Give your AI assistant memory that persists across conversations and sessions.

pip install bot-bin

Bot-BIN specializes in conversational memory:

from bot_bin import BotMemory

memory = BotMemory("./bot-memories")

# Store conversation context
memory.remember("User prefers concise answers")
memory.remember("Last discussed project: AIF-BIN")

# Recall relevant context
context = memory.recall("What does the user prefer?")
# Returns: "User prefers concise answers"

Under the hood, Bot-BIN uses AIF-BIN files.
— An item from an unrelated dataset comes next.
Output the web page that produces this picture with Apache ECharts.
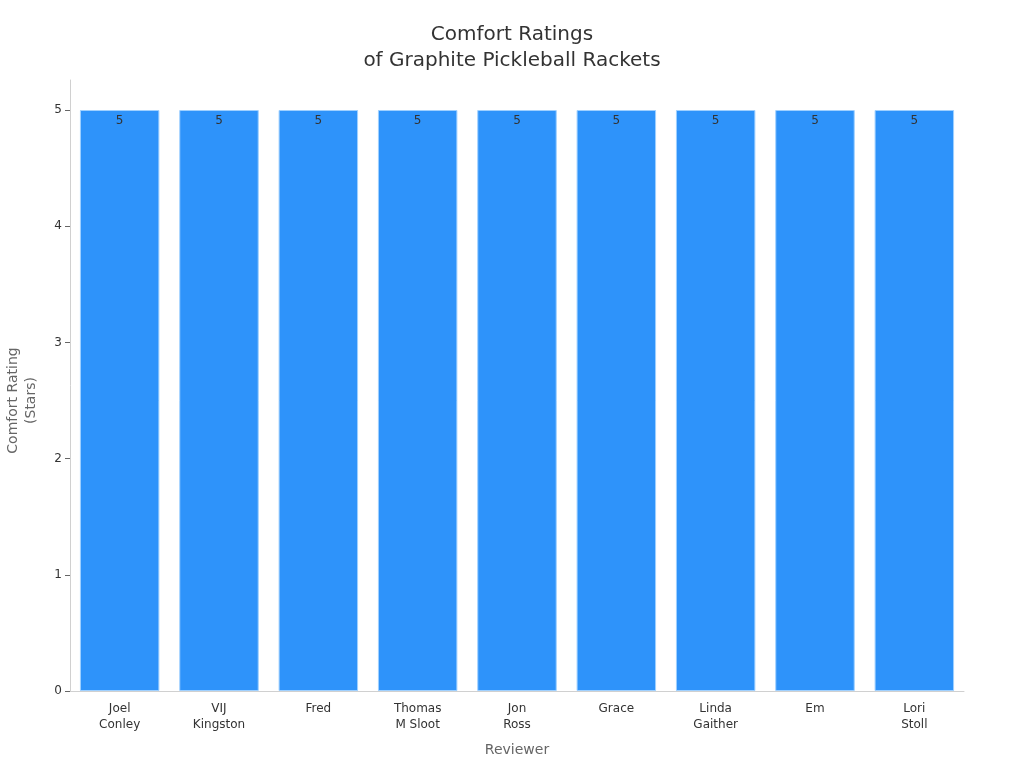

The memory is portable — move it to a new server, share it between bot instances, or back it up like any other file.

Layer 4: SDKs

For building custom integrations, SDKs are available in 8 languages:

Python — pip install aifbin
TypeScript/JavaScript — npm install @terronex/aifbin
Rust — cargo add aifbin
Go — go get github.com/Terronex-dev/aifbin/go
C#/.NET — NuGet package
Java — Maven Central
Swift — Swift Package Manager
Kotlin — Maven Central

All SDKs implement the same AIF-BIN v2 specification, so files are interoperable across languages.

How the Pieces Fit Together

A typical workflow:

Ingest — Use AIF-BIN Pro to convert your documents into .aif-bin files
Organize — Store files in directories by project or topic
Index — Use Recall to build a searchable index
Query — Connect your AI agent via MCP or HTTP
Maintain — Update files with Pro's watch mode; Recall re-indexes automatically

The key insight: embeddings live in the files, not the index. Move your .aif-bin files anywhere, re-index in seconds. No re-embedding, no API costs, no vendor lock-in.

Comparison with Alternatives

How does this compare to other approaches?

vs. Pinecone/Weaviate/Chroma: Vector databases are powerful but require running services and lock your embeddings in their format. AIF-BIN is file-based — no services required, portable by design.

vs. LangChain/LlamaIndex: These frameworks are great for orchestration but rely on external vector stores. AIF-BIN can serve as the storage layer, making your RAG pipeline fully portable.

vs. JSON + embeddings: Works but bloated (50% larger) and slower to parse. AIF-BIN is purpose-built for the use case.

Getting Started

The fastest path to working AI memory:

# 1. Install the tools
pip install aifbin-pro
npm install -g @terronex/aifbin-recall

# 2. Convert your documents
aifbin-pro migrate ./documents -o ./memories -r

# 3. Start the search server
aifbin-recall index ./memories --collection my-docs
aifbin-recall serve

# 4. Query
curl "http://localhost:3847/search?q=your+question"

That's it. Your documents are now searchable by meaning, running entirely on your machine, with no cloud dependencies.

What's Next

The ecosystem is actively developing. Planned additions:

Integrations — VS Code extension, Obsidian plugin, browser extensions
Frameworks — Native LangChain and LlamaIndex loaders
Platforms — Notion, Confluence, and GitHub sync
Enterprise — Multi-tenant server, access controls, audit logs

All built on the same portable file format. Contributions welcome at github.com/Terronex-dev.